We surrendered all hope of commercial success is return for dizzying and total creative of freedom. We rejected outright the logic of tailoring a piece of art / entertainment to suit a mythical target market and in so doing made it unlikely that we would ever be able to quit our day jobs.

And those day jobs? I find myself writing this in a Tennis Academy in Spain. And Paul? He is probably up a ladder backstage of a famous musical in London’s theatre district. So the conditions in which we work as UNFIT Comix are somewhat unorthodox (Or is this becoming the norm?). To me at least (and I hope Paul will comment on this) UNFIT means the following things...

1.) Zero or Extremely Low Budget.
2.) Make It Work.
3.) Do it with what you have.
4.) Risk and Investment = Compelling work
5.) Ignore 'The Industry' but study 'The Masters'

I suppose that above all what is important to me is storytelling and using storytelling as a way have a deeper relationship with Real Life as it is Really Happening, Right Now.

I believe that we are creatures of fiction as much as fact and that therefore fiction is a very powerful tool. It is a tool for re-imagining our relationships with each other and it has for too long been in the hands of culture tzars, 'creative professionals' etc. Comics are an ideally accessible format for bedroom revolutionaries; especially now digital printing has evolved so much so maybe the bedroom revolution is just around the corner after all.
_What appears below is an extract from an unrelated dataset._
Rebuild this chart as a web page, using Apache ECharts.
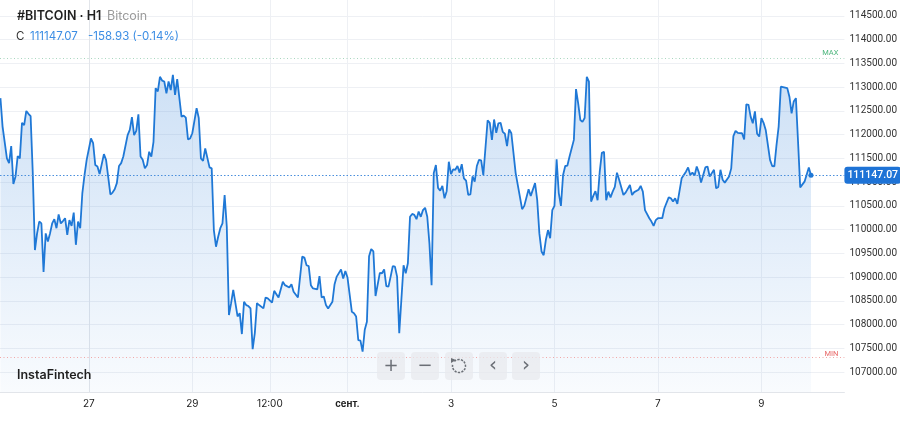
<!DOCTYPE html>
<html>
<head>
<meta charset="utf-8">
<script src="https://cdn.jsdelivr.net/npm/echarts@6.0.0/dist/echarts.min.js"></script>
<style>
html,body{margin:0;padding:0;background:#fff;}
#c{width:900px;height:424px;}
</style>
</head>
<body>
<div id="c"></div>
<script>
// hours relative to 27 Aug 00:00 (H1 candles, close prices)
const hours = [-41,-40,-38,-37,-36,-35,-34,-33,-32,-31,-30,-29,-28,-27,-26,-25,-24,-23,-22,-21,-20,-19,-18,-17,-16,-15,-14,-13,-12,-11,-10,-9,-8,-7,-6,-5,-4,-3,-2,-1,
1,2,3,4,5,7,8,10,11,12,13,14,15,16,18,19,20,21,22,23,24,25,26,27,28,29,30,31,32,33,34,35,36,37,38,39,40,41,43,44,45,46,47,48,
50,51,52,53,54,56,57,58,59,60,61,62,63,64,65,66,67,68,69,70,71,72,73,74,75,76,77,78,79,81,82,83,85,86,87,88,90,91,93,94,95,97,
99,100,101,102,103,104,106,107,108,109,110,111,113,114,115,117,118,119,120,122,123,124,125,126,127,128,129,130,131,132,133,135,136,137,138,139,140,141,142,143,144,
146,147,148,149,150,151,152,153,154,155,156,157,158,159,160,161,162,163,164,165,166,167,168,169,170,171,172,173,174,175,176,177,178,179,180,181,182,183,
185,186,187,188,189,190,191,192,193,194,195,196,198,201,202,204,205,207,208,209,210,211,212,213,214,215,216,217,218,219,220,221,222,223,225,226,227,228,229,230,
231,232,233,234,235,236,237,238,239,240,241,242,243,244,245,246,248,249,251,252,253,255,256,257,258,260,261,262,263,264,266,267,269,270,271,272,273,275,277,278,
279,280,281,282,283,284,285,286,287,288,289,290,291,292,293,294,295,297,298,299,300,301,303,304,305,306,307,308,309,310,311,312,313,314,316,317,318,319,320,321,
322,324,325,326,327,328,329,330,332,334,335];
const prices = [112770,112170,111500,111400,111760,110960,111120,111550,111500,112250,112200,112500,112440,112390,111190,109570,109920,110170,110130,109110,109920,109750,109920,110130,110220,110030,110320,110130,110180,110240,109890,110200,110080,110360,109680,110170,110030,110770,111150,111470,
111920,111820,111360,111330,111170,111590,111470,110740,110780,110850,110980,111340,111400,111540,111990,112100,112370,111990,112080,112430,111540,111470,111290,111360,111640,111540,111850,112980,112910,113220,113140,113120,112870,113120,112940,113260,112840,113170,112380,112400,112360,111900,111920,112030,
112560,112350,111500,111450,111710,111310,111290,109990,109640,109850,110030,110130,110730,110060,108200,108450,108730,108450,108170,108240,107800,108480,108410,108390,108340,107480,107820,108450,108410,108340,108570,108550,108460,108710,108640,108570,108900,108830,108780,108850,108690,108570,
109430,109410,109250,109230,108830,108760,108740,109020,108570,108590,108410,108340,108480,108850,109010,109160,108970,109130,108990,108270,108240,108170,107670,107660,107430,107890,108060,109440,109590,109540,108600,109090,109080,109160,108810,108800,109010,109230,109220,109010,107820,
109250,109080,109290,110270,110330,110310,110220,110380,110270,110410,110460,110270,109710,108830,111190,111360,110880,110820,110920,110660,110810,111430,111170,111270,111260,111340,111200,111380,111080,111030,110730,110740,111120,111010,111340,111470,111460,111150,
112300,112250,111890,112320,112040,112240,112250,112060,112020,111760,112110,112030,111190,110430,110500,110850,110710,110980,110620,109920,109540,109460,109780,109990,109820,110410,110500,111480,110770,110500,111150,111340,111350,111540,111890,112960,112660,112310,112270,112350,
113220,113120,110590,110710,110810,110620,111220,111620,111640,110620,110800,110680,110800,110900,111200,111050,110730,110780,110940,110730,110790,110840,110920,110800,110410,110240,110170,110080,110200,110240,110240,110450,110680,110660,110590,110660,110540,111080,111220,111310,
111150,111200,111140,111330,111200,110990,111150,111310,111330,111120,111190,111260,110870,110900,111260,111050,110990,111120,111290,111970,112080,112040,112030,111900,112640,112630,112380,112240,112490,112020,111960,112350,112250,112100,111470,111340,111330,111780,112170,113010,
113000,112980,112800,112450,112700,112770,111850,110890,111010,111310,111147.07];

const xTickHours = [0, 48, 84, 120, 168, 216, 264, 312];
const xTickLabels = ['27', '29', '12:00', 'сент.', '3', '5', '7', '9'];
const yTicks = [107000,107500,108000,108500,109000,109500,110000,110500,111000,111500,112000,112500,113000,113500,114000,114500];
const lastPrice = 111147.07;
const change = '-158.93 (-0.14%)';
const maxLevel = 113620;
const minLevel = 107320;

const chart = echarts.init(document.getElementById('c'), null, {renderer: 'canvas'});
const seriesData = hours.map((h, i) => [h, prices[i]]);

const btnX = [377, 411, 445, 479, 512];
const btnGlyph = ['+', '−', '', '‹', '›'];
const graphics = [];
btnX.forEach((x, i) => {
  graphics.push({type: 'rect', left: x, top: 352, shape: {width: 28, height: 28, r: 4},
    style: {fill: 'rgba(232,234,238,0.75)'}, z: 100});
  if (btnGlyph[i]) {
    graphics.push({type: 'text', x: x + 14, y: 366, z: 101,
      style: {text: btnGlyph[i], fill: '#6b6f76', font: (i >= 3 ? '20px' : '18px') + ' "DejaVu Sans"', align: 'center', verticalAlign: 'middle'}});
  }
});
graphics.push({type: 'arc', z: 101, shape: {cx: 459, cy: 366, r: 6.5, startAngle: -Math.PI * 0.75, endAngle: Math.PI * 1.05},
  style: {stroke: '#6b6f76', lineWidth: 1.5, fill: null, lineDash: [2.2, 1.2]}});
graphics.push({type: 'polygon', z: 101, shape: {points: [[451, 358], [456, 360], [451, 363]]}, style: {fill: '#6b6f76'}});

graphics.push({type: 'text', x: 17, y: 10, z: 100,
  style: {text: '#BITCOIN · H1', fill: '#1f1f1f', font: '600 12.5px Inter'}});
graphics.push({type: 'text', x: 107, y: 10, z: 100,
  style: {text: 'Bitcoin', fill: '#9a9a9a', font: '12.5px Inter'}});
graphics.push({type: 'text', x: 16, y: 31, z: 100,
  style: {text: 'C', fill: '#333', font: '11.5px Inter'}});
graphics.push({type: 'text', x: 30, y: 31, z: 100,
  style: {text: lastPrice.toFixed(2), fill: '#3b8de4', font: '11.5px Inter'}});
graphics.push({type: 'text', x: 88, y: 31, z: 100,
  style: {text: change, fill: '#3b8de4', font: '11.5px Inter'}});
graphics.push({type: 'text', x: 17, y: 369, z: 100,
  style: {text: 'InstaFintech', fill: '#1f1f1f', font: '600 12.5px Inter'}});

chart.setOption({
  animation: false,
  backgroundColor: '#fff',
  grid: {left: 0, right: 54, top: 0, bottom: 32, containLabel: false},
  xAxis: {
    type: 'value', min: -41.2, max: 350.5,
    axisLine: {show: true, lineStyle: {color: '#e2e5ea'}},
    axisTick: {show: false, customValues: xTickHours},
    axisLabel: {
      customValues: xTickHours, color: '#222', fontSize: 10, margin: 7, fontFamily: 'Inter',
      formatter: v => {
        const i = xTickHours.indexOf(v);
        const t = i >= 0 ? xTickLabels[i] : '';
        return t === 'сент.' ? '{b|' + t + '}' : t;
      },
      rich: {b: {fontWeight: 'bold', fontSize: 9.5, fontFamily: 'Inter', color: '#222'}}
    },
    splitLine: {show: true, lineStyle: {color: '#eef0f4', width: 1}}
  },
  yAxis: {
    type: 'value', position: 'right', min: 106579, max: 114837,
    axisLine: {show: true, lineStyle: {color: '#e2e5ea'}},
    axisTick: {show: false, customValues: yTicks},
    axisLabel: {customValues: yTicks, color: '#333', fontSize: 10, margin: 5, fontFamily: 'Roboto',
      formatter: v => v.toFixed(2)},
    splitLine: {show: true, lineStyle: {color: '#eef0f4', width: 1}}
  },
  graphic: graphics,
  series: [{
    type: 'line',
    data: seriesData,
    showSymbol: false,
    symbol: 'none',
    lineStyle: {color: '#1f78d6', width: 1.8},
    areaStyle: {
      color: new echarts.graphic.LinearGradient(0, 0, 0, 1, [
        {offset: 0, color: 'rgba(78,146,222,0.4)'},
        {offset: 1, color: 'rgba(78,146,222,0.05)'}
      ])
    },
    markPoint: {
      symbol: 'circle', symbolSize: 5, silent: true,
      itemStyle: {color: '#1f78d6'}, label: {show: false},
      data: [{coord: [hours[hours.length - 1], lastPrice]}]
    },
    markLine: {
      silent: true, symbol: 'none', animation: false,
      data: [
        {yAxis: lastPrice, lineStyle: {color: '#4a8fdc', type: [1.5, 2], width: 1},
          label: {show: true, position: 'end', distance: 0, formatter: lastPrice.toFixed(2), color: '#fff',
            backgroundColor: '#1e73d6', borderRadius: 3, padding: [3, 3, 3, 3], fontSize: 10.5, fontFamily: 'Roboto', fontWeight: 500}},
        {yAxis: maxLevel, lineStyle: {color: '#a9d6bf', type: [1, 2.5], width: 1},
          label: {show: true, position: 'insideEndTop', distance: [6, 1], formatter: 'MAX', color: '#4cb67c', fontSize: 7.5, fontFamily: 'Roboto'}},
        {yAxis: minLevel, lineStyle: {color: '#f0a8a8', type: [1, 2.5], width: 1},
          label: {show: true, position: 'insideEndTop', distance: [6, -1], formatter: 'MIN', color: '#e86767', fontSize: 7.5, fontFamily: 'Roboto'}}
      ]
    }
  }]
});
</script>
</body>
</html>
Imagine it! No more mass media. Just masses of media from the masses, liberating the masses. Oops! Wrong meeting...

1 comment:

  1. I believe that there are other keys to the aesthetic which were there from the inception. Of course, work commitments and geography are having an effect on our work practice but originally the key constraint was equipment. Working with small computers and simple programs led to the idea of working lossy, Make do and mend, and also, work compact and portable. So that has been carried over into this comic project. I don't have a lot of space, so I work on A4 to draw and blow that up for painting. I use water colours instead of painting digitally to allow texture and accidents to creep in. And I also take chances with the work, sometimes coming close to destroying it and having to repaint over sections. But through this I have been able to come up with more efficient methods of painting, and have been able to play with lighting in the scenes. Mistakes for instance led to using tippex pens directly to add highlights that could then be coloured in the garage scenes. I think that this approach has run throughout the work and has led to trying things out, rewriting and reworking things and ultimately, streamlining the story. Whether this will lead to better work practice in future stories, or will only lead to more ways to rework and utilise happy accidents remains to be seen. But the ultimate philosophy of Unfit means that it doesn't matter. And that is that this is our story, our world, our characters, and our way of producing it, without deadlines and time constraints, simply for our own enjoyment, and this is what I really think Pat means when he talks of a bedroom revolution. So why not create your own story instead of reading one, or in fact watching a badly translated film of one? Its much more challenging,lots of fun, and ultimately more fulfilling!